[Marcos] “¿Qué está permitido en sábado?, ¿hacer lo bueno o lo malo?, ¿salvarle la vida a un hombre o dejarlo morir?

En el camino pedagógico de la historia de la Revelación, una de las experiencias que fueron creciendo “mano a mano” con el conocimiento del rostro de Dios fue la del conocimiento de la dignidad del ser humano y del valor de su vida.

Después de la etapa de mayor primitivismo, en la época de Abraham y los patriarcas, hacia el siglo XVIII a. C.,  se fue forjando en Israel la conciencia de pueblo y pueblo elegido, comunidad, asamblea creyente que encontraba su fuerza y su dignidad en la vinculación de los israelitas con el Dios de la Alianza. Hablamos de los tiempos de Moisés, sobre el siglo XII a. C. Con Moisés y la “Ley del Talión” (“ojo por ojo…”) se pone un primer freno y límite a la venganza exterminadora con que hasta ese momento se confundía la justicia.

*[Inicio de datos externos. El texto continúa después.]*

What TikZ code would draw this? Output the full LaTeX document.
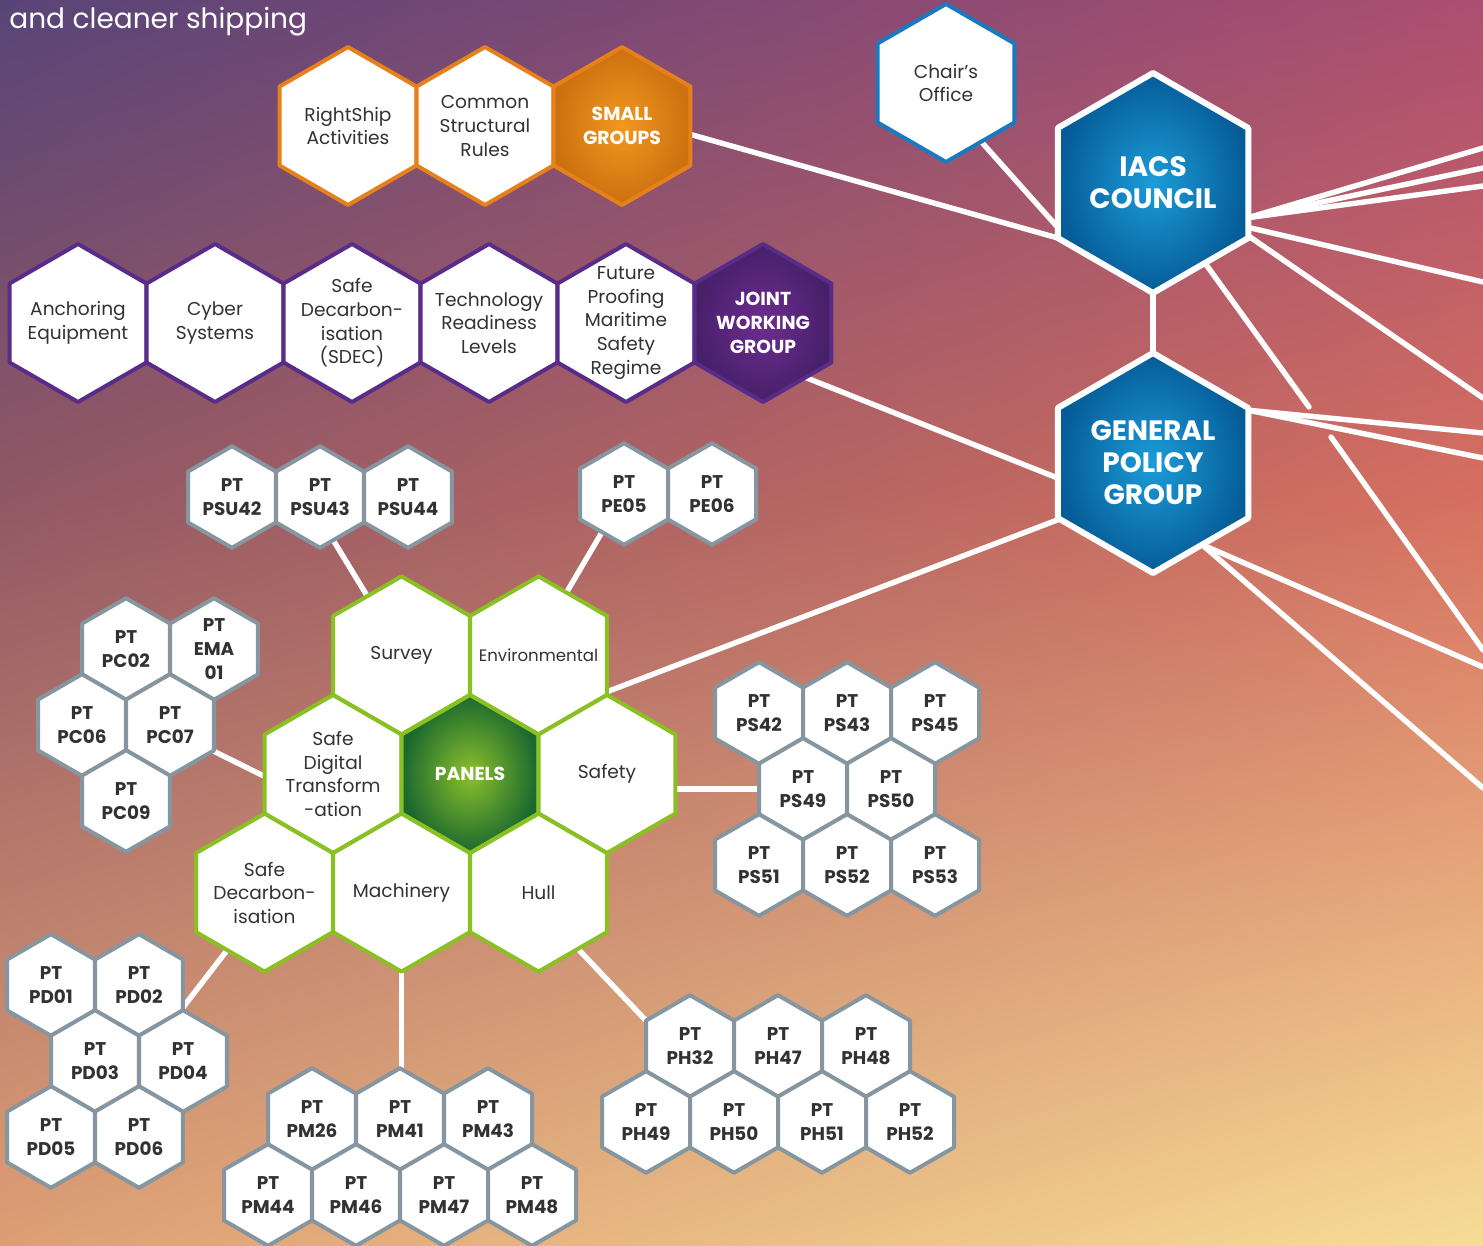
\documentclass[tikz,border=0pt]{standalone}
\usepackage{fontspec}
\setmainfont{Poppins}
\usetikzlibrary{shapes.geometric,shadings}
\pgfdeclarelayer{back}
\pgfdeclarelayer{lines}
\pgfsetlayers{back,lines,main}

\definecolor{bgul}{RGB}{88,68,120}
\definecolor{bgur}{RGB}{172,78,112}
\definecolor{bgml}{RGB}{145,88,100}
\definecolor{bgmr}{RGB}{214,112,96}
\definecolor{bgll}{RGB}{222,158,116}
\definecolor{bglr}{RGB}{247,221,150}
\definecolor{txtdark}{RGB}{50,50,50}
\definecolor{orborder}{RGB}{230,128,26}
\definecolor{orin}{RGB}{242,152,30}
\definecolor{orout}{RGB}{204,112,16}
\definecolor{puborder}{RGB}{88,44,136}
\definecolor{puin}{RGB}{110,44,145}
\definecolor{puout}{RGB}{70,32,104}
\definecolor{grborder}{RGB}{137,192,34}
\definecolor{grin}{RGB}{140,192,44}
\definecolor{grout}{RGB}{26,104,46}
\definecolor{gyborder}{RGB}{134,150,160}
\definecolor{blborder}{RGB}{25,122,192}
\definecolor{blin}{RGB}{28,156,216}
\definecolor{blout}{RGB}{5,92,152}

\begin{document}
\begin{tikzpicture}[x=0.5pt,y=-0.5pt,
  hexa/.style={regular polygon, regular polygon sides=6, shape border rotate=30,
    inner sep=0pt, outer sep=0pt, line join=round, fill=white},
  orhex/.style={hexa, minimum size=79pt, draw=orborder, line width=2pt},
  orhead/.style={orhex, shading=radial, inner color=orin, outer color=orout},
  puhex/.style={hexa, minimum size=79pt, draw=puborder, line width=2pt},
  puhead/.style={puhex, shading=radial, inner color=puin, outer color=puout},
  grhex/.style={hexa, minimum size=79pt, draw=grborder, line width=2pt},
  grhead/.style={grhex, shading=radial, inner color=grin, outer color=grout},
  bluhex/.style={hexa, minimum size=79pt, draw=blborder, line width=2pt},
  bighex/.style={hexa, minimum size=110pt, draw=white, line width=3pt,
    shading=radial, inner color=blin, outer color=blout},
  pthex/.style={hexa, minimum size=50.8pt, draw=gyborder, line width=2pt},
  lbl/.style={text=txtdark, align=center, font=\fontsize{9.3}{11.8}\selectfont},
  ptlbl/.style={text=txtdark, align=center, font=\bfseries\fontsize{9.2}{12}\selectfont},
  headlbl/.style={text=white, align=center, font=\bfseries\fontsize{9.4}{12}\selectfont},
  biglbl/.style={text=white, align=center, font=\bfseries\fontsize{14}{16}\selectfont},
  conn/.style={draw=white, line width=2.7pt, line cap=round}]

  \useasboundingbox (0,0) rectangle (1483,1246);
  % background in two bands
  \begin{pgfonlayer}{back}
    \shade[upper left=bgul, upper right=bgur, lower left=bgml, lower right=bgmr]
      (0,0) rectangle (1483,501);
    \shade[upper left=bgml, upper right=bgmr, lower left=bgll, lower right=bglr]
      (0,500) rectangle (1483,1246);
  \end{pgfonlayer}

  \node[anchor=base west, inner sep=0pt, text=white, font=\fontsize{14}{16}\selectfont] (title) at (9,29) {and cleaner shipping};

  % small groups
  \node[orhex, label={[lbl]center:{RightShip\\Activities}}] (rightship) at (348,126) {};
  \node[orhex, label={[lbl]center:{Common\\Structural\\Rules}}] (csr) at (485,126) {};
  \node[orhead, label={[headlbl]center:{SMALL\\GROUPS}}] (small) at (622,126) {};

  % joint working group
  \node[puhex, label={[lbl]center:{Anchoring\\Equipment}}] (anchoring) at (78,323) {};
  \node[puhex, label={[lbl]center:{Cyber\\Systems}}] (cyber) at (215,323) {};
  \node[puhex, label={[lbl]center:{Safe\\Decarbon-\\isation\\(SDEC)}}] (sdec) at (352,323) {};
  \node[puhex, label={[lbl]center:{Technology\\Readiness\\Levels}}] (trl) at (489,323) {};
  \node[puhex, label={[lbl]center:{Future\\Proofing\\Maritime\\Safety\\Regime}}] (fpmsr) at (626,323) {};
  \node[puhead, label={[headlbl]center:{JOINT\\WORKING\\GROUP}}] (jwg) at (763,323) {};

  % council and GPG
  \node[bluhex, label={[lbl]center:{Chair’s\\Office}}] (chair) at (946,83) {};
  \node[bighex, label={[biglbl]center:{IACS\\COUNCIL}}] (iacs) at (1153,183) {};
  \node[bighex, label={[biglbl]center:{GENERAL\\POLICY\\GROUP}}] (gpg) at (1153,463) {};

  % panels
  \node[grhex, label={[lbl]center:Survey}] (survey) at (401.5,655.4) {};
  \node[grhex, label={[lbl,font=\fontsize{8.3}{10}\selectfont]center:Environmental}] (env) at (538.5,655.4) {};
  \node[grhex, label={[lbl]center:{Safe\\Digital\\Transform\\-ation}}] (sdt) at (333,774) {};
  \node[grhead, label={[headlbl]center:PANELS}] (panels) at (470,774) {};
  \node[grhex, label={[lbl]center:Safety}] (safety) at (607,774) {};
  \node[grhex, label={[lbl]center:{Safe\\Decarbon-\\isation}}] (sdecp) at (264.5,892.6) {};
  \node[grhex, label={[lbl]center:Machinery}] (mach) at (401.5,892.6) {};
  \node[grhex, label={[lbl]center:Hull}] (hull) at (538.5,892.6) {};

  % project teams
  \node[pthex, label={[ptlbl]center:{PT\\PSU42}}] (psu42) at (232,497) {};
  \node[pthex, label={[ptlbl]center:{PT\\PSU43}}] (psu43) at (320,497) {};
  \node[pthex, label={[ptlbl]center:{PT\\PSU44}}] (psu44) at (408,497) {};
  \node[pthex, label={[ptlbl]center:{PT\\PE05}}] (pe05) at (624,494) {};
  \node[pthex, label={[ptlbl]center:{PT\\PE06}}] (pe06) at (712,494) {};

  \node[pthex, label={[ptlbl]center:{PT\\PC02}}] (pc02) at (126,649) {};
  \node[pthex, label={[ptlbl]center:{PT\\EMA\\01}}] (ema01) at (214,649) {};
  \node[pthex, label={[ptlbl]center:{PT\\PC06}}] (pc06) at (82,725) {};
  \node[pthex, label={[ptlbl]center:{PT\\PC07}}] (pc07) at (170,725) {};
  \node[pthex, label={[ptlbl]center:{PT\\PC09}}] (pc09) at (126,801) {};

  \node[pthex, label={[ptlbl]center:{PT\\PS42}}] (ps42) at (759,713) {};
  \node[pthex, label={[ptlbl]center:{PT\\PS43}}] (ps43) at (847,713) {};
  \node[pthex, label={[ptlbl]center:{PT\\PS45}}] (ps45) at (935,713) {};
  \node[pthex, label={[ptlbl]center:{PT\\PS49}}] (ps49) at (803,789) {};
  \node[pthex, label={[ptlbl]center:{PT\\PS50}}] (ps50) at (891,789) {};
  \node[pthex, label={[ptlbl]center:{PT\\PS51}}] (ps51) at (759,865) {};
  \node[pthex, label={[ptlbl]center:{PT\\PS52}}] (ps52) at (847,865) {};
  \node[pthex, label={[ptlbl]center:{PT\\PS53}}] (ps53) at (935,865) {};

  \node[pthex, label={[ptlbl]center:{PT\\PD01}}] (pd01) at (51,985) {};
  \node[pthex, label={[ptlbl]center:{PT\\PD02}}] (pd02) at (139,985) {};
  \node[pthex, label={[ptlbl]center:{PT\\PD03}}] (pd03) at (95,1061) {};
  \node[pthex, label={[ptlbl]center:{PT\\PD04}}] (pd04) at (183,1061) {};
  \node[pthex, label={[ptlbl]center:{PT\\PD05}}] (pd05) at (51,1137) {};
  \node[pthex, label={[ptlbl]center:{PT\\PD06}}] (pd06) at (139,1137) {};

  \node[pthex, label={[ptlbl]center:{PT\\PM26}}] (pm26) at (312,1119) {};
  \node[pthex, label={[ptlbl]center:{PT\\PM41}}] (pm41) at (400,1119) {};
  \node[pthex, label={[ptlbl]center:{PT\\PM43}}] (pm43) at (488,1119) {};
  \node[pthex, label={[ptlbl]center:{PT\\PM44}}] (pm44) at (268,1195) {};
  \node[pthex, label={[ptlbl]center:{PT\\PM46}}] (pm46) at (356,1195) {};
  \node[pthex, label={[ptlbl]center:{PT\\PM47}}] (pm47) at (444,1195) {};
  \node[pthex, label={[ptlbl]center:{PT\\PM48}}] (pm48) at (532,1195) {};

  \node[pthex, label={[ptlbl]center:{PT\\PH32}}] (ph32) at (690,1046) {};
  \node[pthex, label={[ptlbl]center:{PT\\PH47}}] (ph47) at (778,1046) {};
  \node[pthex, label={[ptlbl]center:{PT\\PH48}}] (ph48) at (866,1046) {};
  \node[pthex, label={[ptlbl]center:{PT\\PH49}}] (ph49) at (646,1122) {};
  \node[pthex, label={[ptlbl]center:{PT\\PH50}}] (ph50) at (734,1122) {};
  \node[pthex, label={[ptlbl]center:{PT\\PH51}}] (ph51) at (822,1122) {};
  \node[pthex, label={[ptlbl]center:{PT\\PH52}}] (ph52) at (910,1122) {};

  % loose ends at the right border
  \coordinate (f1) at (1483,148);
  \coordinate (f2) at (1483,168);
  \coordinate (f3) at (1483,186);
  \coordinate (f4) at (1483,282);
  \coordinate (f5) at (1483,398);
  \coordinate (f6) at (1309,407);
  \coordinate (g1) at (1483,433);
  \coordinate (g2) at (1483,458);
  \coordinate (g3a) at (1331,437);
  \coordinate (g3) at (1483,650);
  \coordinate (g4) at (1483,667);
  \coordinate (g5) at (1483,788);

  \begin{pgfonlayer}{lines}
    \draw[conn] (small.-7) -- (iacs.210);
    \draw[conn] (chair.-59) -- (iacs.205);
    \draw[conn] (jwg.-52) -- (gpg.189);
    \draw[conn] (env.-28) -- (gpg.211);
    \draw[conn] (iacs) -- (gpg);
    \draw[conn] (iacs.-20) -- (f1);
    \draw[conn] (iacs.-20) -- (f2);
    \draw[conn] (iacs.-20) -- (f3);
    \draw[conn] (iacs.-25) -- (f4);
    \draw[conn] (iacs.-29) -- (f5);
    \draw[conn] (iacs.-57) -- (f6);
    \draw[conn] (gpg.29) -- (g1);
    \draw[conn] (gpg.29) -- (g2);
    \draw[conn] (g3a) -- (g3);
    \draw[conn] (gpg.-59) -- (g4);
    \draw[conn] (gpg.-59) -- (g5);
    % panels to teams
    \draw[conn] (psu43.-73) -- (survey.120);
    \draw[conn] (pe05.-120) -- (env.66);
    \draw[conn] (pc07.-31) -- (sdt.182);
    \draw[conn] (ps49) -- (ps49 -| safety);
    \draw[conn] (sdecp.-123) -- (pd02.-27);
    \draw[conn] (mach) -- (mach |- pm41);
    \draw[conn] (hull.-55) -- (ph32.150);
  \end{pgfonlayer}
\end{tikzpicture}
\end{document}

En la época de los profetas Dios revela insistentemente cómo todo aquél que es prójimo de los israelitas, el inmigrante o el extranjero, por el hecho de vivir a su lado participa de esa dignidad personal y debe recibir un respeto y una consideración desde un argumento de igualdad, “porque extranjeros fuisteis vosotros también en Egipto”.

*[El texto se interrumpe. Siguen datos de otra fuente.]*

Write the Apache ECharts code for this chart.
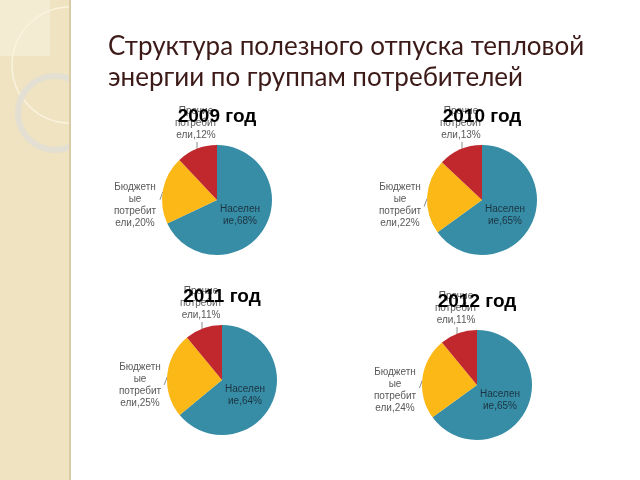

No se puede derramar sangre humana porque es sagrada al pertenecer sólo a Dios y es Él quien pedirá cuenta sumaria a cada uno e impondrá la sentencia, no hombre alguno. Un nuevo paso hacia la igualdad en la común dignidad de todo ser humano. La viuda y el huérfano, como los pobres en general, son mostrados por los profetas como objeto del Amor preferencial de Dios y tenedores de una dignidad tan inviolable para Yahvé como quebrantada por quienes los abandonan. Un paso más: a los ojos de Dios todos valemos lo mismo.

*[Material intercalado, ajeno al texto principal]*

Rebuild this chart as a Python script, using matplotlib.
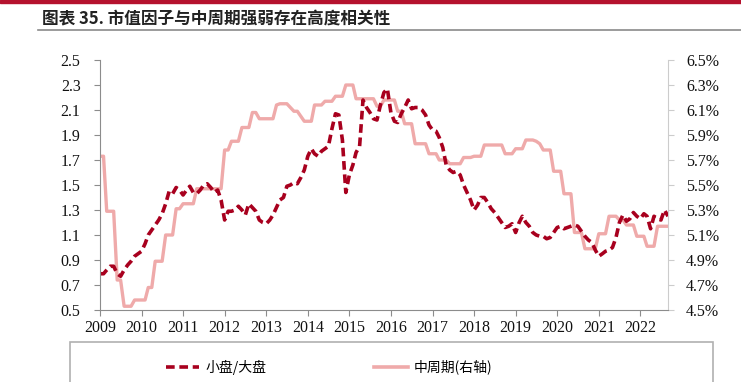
import numpy as np
import pandas as pd
import matplotlib
matplotlib.use("Agg")
import matplotlib.pyplot as plt
from matplotlib.patches import Rectangle
from matplotlib.lines import Line2D
from matplotlib.ticker import FuncFormatter, FixedLocator
import matplotlib.dates as mdates

plt.rcParams['font.family'] = ['Liberation Serif', 'Noto Sans CJK SC', 'DejaVu Sans']

# monthly, 2009-01 .. 2022-09
dates = pd.date_range("2009-01-01", "2022-09-01", freq="MS")

# 小盘/大盘 (left axis)
small_large = [
    0.79, 0.79, 0.82, 0.85, 0.85, 0.79, 0.77, 0.82, 0.86, 0.89, 0.93, 0.95,
    0.97, 1.03, 1.10, 1.14, 1.18, 1.22, 1.27, 1.35, 1.45, 1.43, 1.48, 1.46,
    1.42, 1.46, 1.49, 1.44, 1.43, 1.46, 1.50, 1.51, 1.48, 1.44, 1.46, 1.38,
    1.22, 1.29, 1.29, 1.30, 1.33, 1.30, 1.26, 1.35, 1.32, 1.29, 1.22, 1.20,
    1.19, 1.22, 1.26, 1.32, 1.38, 1.40, 1.49, 1.50, 1.52, 1.51, 1.56, 1.62,
    1.73, 1.79, 1.75, 1.73, 1.77, 1.79, 1.81, 1.95, 2.07, 2.06, 1.86, 1.44,
    1.58, 1.66, 1.76, 1.81, 2.18, 2.12, 2.08, 2.03, 2.02, 2.14, 2.24, 2.27,
    2.08, 2.01, 2.00, 2.07, 2.12, 2.18, 2.11, 2.12, 2.12, 2.10, 2.06, 1.98,
    1.94, 1.93, 1.88, 1.80, 1.66, 1.62, 1.60, 1.61, 1.58, 1.50, 1.44, 1.38,
    1.30, 1.34, 1.40, 1.40, 1.36, 1.31, 1.28, 1.24, 1.20, 1.16, 1.17, 1.19,
    1.12, 1.20, 1.25, 1.20, 1.17, 1.12, 1.10, 1.09, 1.09, 1.07, 1.08, 1.12,
    1.16, 1.17, 1.15, 1.16, 1.17, 1.18, 1.17, 1.13, 1.09, 1.06, 1.04, 0.98,
    0.93, 0.95, 0.97, 0.98, 1.00, 1.08, 1.20, 1.26, 1.21, 1.23, 1.28, 1.25,
    1.23, 1.27, 1.25, 1.15, 1.25, 1.23, 1.22, 1.30, 1.25,
]

# 中周期 (right axis, %)
mid_cycle = [
    5.73, 5.73, 5.29, 5.29, 5.29, 4.74, 4.74, 4.53, 4.53, 4.53, 4.58, 4.58,
    4.58, 4.58, 4.68, 4.68, 4.89, 4.89, 4.89, 5.10, 5.10, 5.10, 5.31, 5.31,
    5.35, 5.35, 5.35, 5.35, 5.47, 5.47, 5.47, 5.47, 5.47, 5.47, 5.47, 5.47,
    5.78, 5.78, 5.85, 5.85, 5.85, 5.96, 5.96, 5.96, 6.08, 6.08, 6.03, 6.03,
    6.03, 6.03, 6.03, 6.14, 6.15, 6.15, 6.15, 6.12, 6.09, 6.09, 6.05, 6.01,
    6.01, 6.01, 6.14, 6.14, 6.14, 6.17, 6.17, 6.17, 6.21, 6.21, 6.21, 6.30,
    6.30, 6.30, 6.19, 6.19, 6.19, 6.19, 6.19, 6.19, 6.13, 6.13, 6.18, 6.18,
    6.18, 6.18, 6.09, 6.09, 5.99, 5.99, 5.99, 5.83, 5.83, 5.83, 5.83, 5.75,
    5.75, 5.75, 5.70, 5.70, 5.70, 5.67, 5.67, 5.67, 5.67, 5.72, 5.72, 5.72,
    5.73, 5.73, 5.73, 5.82, 5.82, 5.82, 5.82, 5.82, 5.82, 5.75, 5.75, 5.75,
    5.79, 5.79, 5.79, 5.86, 5.86, 5.86, 5.85, 5.83, 5.78, 5.78, 5.78, 5.61,
    5.61, 5.61, 5.43, 5.43, 5.43, 5.12, 5.12, 5.12, 4.99, 4.99, 4.99, 4.99,
    5.11, 5.11, 5.11, 5.25, 5.25, 5.25, 5.22, 5.22, 5.18, 5.18, 5.18, 5.09,
    5.09, 5.09, 5.01, 5.01, 5.01, 5.17, 5.17, 5.17, 5.17,
]

left_ticks = [0.5, 0.7, 0.9, 1.1, 1.3, 1.5, 1.7, 1.9, 2.1, 2.3, 2.5]
right_ticks = [4.5, 4.7, 4.9, 5.1, 5.3, 5.5, 5.7, 5.9, 6.1, 6.3, 6.5]

title = "图表 35. 市值因子与中周期强弱存在高度相关性"
dark_red = "#A8001E"
pink = "#EFAAAA"

W, H = 741, 382
fig = plt.figure(figsize=(W / 100, H / 100), dpi=100)

# header decoration
fig.patches.append(Rectangle((0, 1 - 3 / H), 1, 3 / H, transform=fig.transFigure,
                             color="#B5122E", zorder=0))
fig.add_artist(Line2D([38 / W, 1], [1 - 30 / H, 1 - 30 / H], transform=fig.transFigure,
                      color="#8a8a8a", lw=1.2))
fig.text(42 / W, 1 - 19 / H, title, fontsize=12, fontweight="bold",
         family=["Noto Sans CJK SC", "DejaVu Sans"], va="center", ha="left", color="#222222")

ax = fig.add_axes([100 / W, 1 - 310 / H, (668 - 100) / W, (310 - 60) / H])
ax2 = ax.twinx()

ax2.plot(dates, mid_cycle, color=pink, lw=2.4, solid_joinstyle="round")
ax.plot(dates, small_large, color=dark_red, lw=2.6, dashes=(2.4, 1.3))

ax.set_zorder(ax2.get_zorder() + 1)
ax.patch.set_visible(False)

ax.set_xlim(dates[0], dates[-1])
ax.set_ylim(0.5, 2.5)
ax2.set_ylim(4.5, 6.5)
ax.yaxis.set_major_locator(FixedLocator(left_ticks))
ax2.yaxis.set_major_locator(FixedLocator(right_ticks))
ax.yaxis.set_major_formatter(FuncFormatter(lambda v, p: f"{v:.1f}"))
ax2.yaxis.set_major_formatter(FuncFormatter(lambda v, p: f"{v:.1f}%"))
ax.xaxis.set_major_locator(mdates.YearLocator())
ax.xaxis.set_major_formatter(mdates.DateFormatter("%Y"))

for a in (ax, ax2):
    a.spines["top"].set_visible(False)
ax.spines["right"].set_visible(False)
ax2.spines["left"].set_visible(False)
ax2.spines["bottom"].set_visible(False)
ax.spines["left"].set_color("#8c8c8c")
ax.spines["bottom"].set_color("#8c8c8c")
ax2.spines["right"].set_color("#cccccc")

ax.tick_params(axis="y", length=4, color="#8c8c8c", pad=10, labelsize=11.5, labelcolor="#111111")
ax.tick_params(axis="x", length=4, color="#8c8c8c", pad=3, labelsize=11.5, labelcolor="#111111")
ax2.tick_params(axis="y", length=4, color="#cccccc", pad=9, labelsize=11.5, labelcolor="#111111")

# legend box, running off the bottom of the image
fig.patches.append(Rectangle((70 / W, -0.2), (713 - 70) / W, 0.2 + 1 - 342 / H,
                             transform=fig.transFigure, fill=False, ec="#b0b0b0", lw=1.2))
handles = [
    Line2D([], [], color=dark_red, lw=2.6, dashes=(2.4, 1.3)),
    Line2D([], [], color=pink, lw=2.6),
]
fig.legend(handles, ["小盘/大盘", "中周期(右轴)"], loc="center", ncol=2,
           bbox_to_anchor=(329 / W, 1 - 367 / H), frameon=False,
           prop={"family": ["Noto Sans CJK SC", "DejaVu Sans"], "size": 10},
           handlelength=2.4, handletextpad=0.4, columnspacing=7.8)

fig.savefig("out.png", dpi=100)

El paso definitivo hacia la igualdad y la recapitulación de toda la antigua Revelación hacia un nivel nuevo fue dado en la Encarnación del Hijo de Dios. Toda carne humana está sellada con el rostro de Aquél que la hizo suya para Imprimir una dignidad sagrada y una impronta divina en toda persona que Dios pone en la existencia. Es por Jesucristo que toda vida humana alcanza su mayor grado de sacralidad y, en consecuencia, así debe ser respetada, promovida, cuidada.

La religión que mana del costado abierto del Redentor de los hombres abre una camino franco hasta el corazón del Padre, pero ese camino pasa siempre, necesariamente, por el corazón del prójimo en quien cada uno debe tributar el culto en espíritu y verdad que Dios espera recibir a través de un humanismo divino aprendido del hombre de Nazaret, el Cristo de Dios, por el que a cada persona, incluido cada uno a sí mismo, se la trata como a un templo o un sagrario de la divinidad.

Promover y respetar la igualdad de todos los seres humanos es un acto de culto cristiano y toda afrenta sistemática contra la universal igualdad de dignidad y derechos no deja de ser un crimen contra Dios y, de ser perpetrada por uno de nosotros, será una deformación del evento cristiano cuando no una apostasía.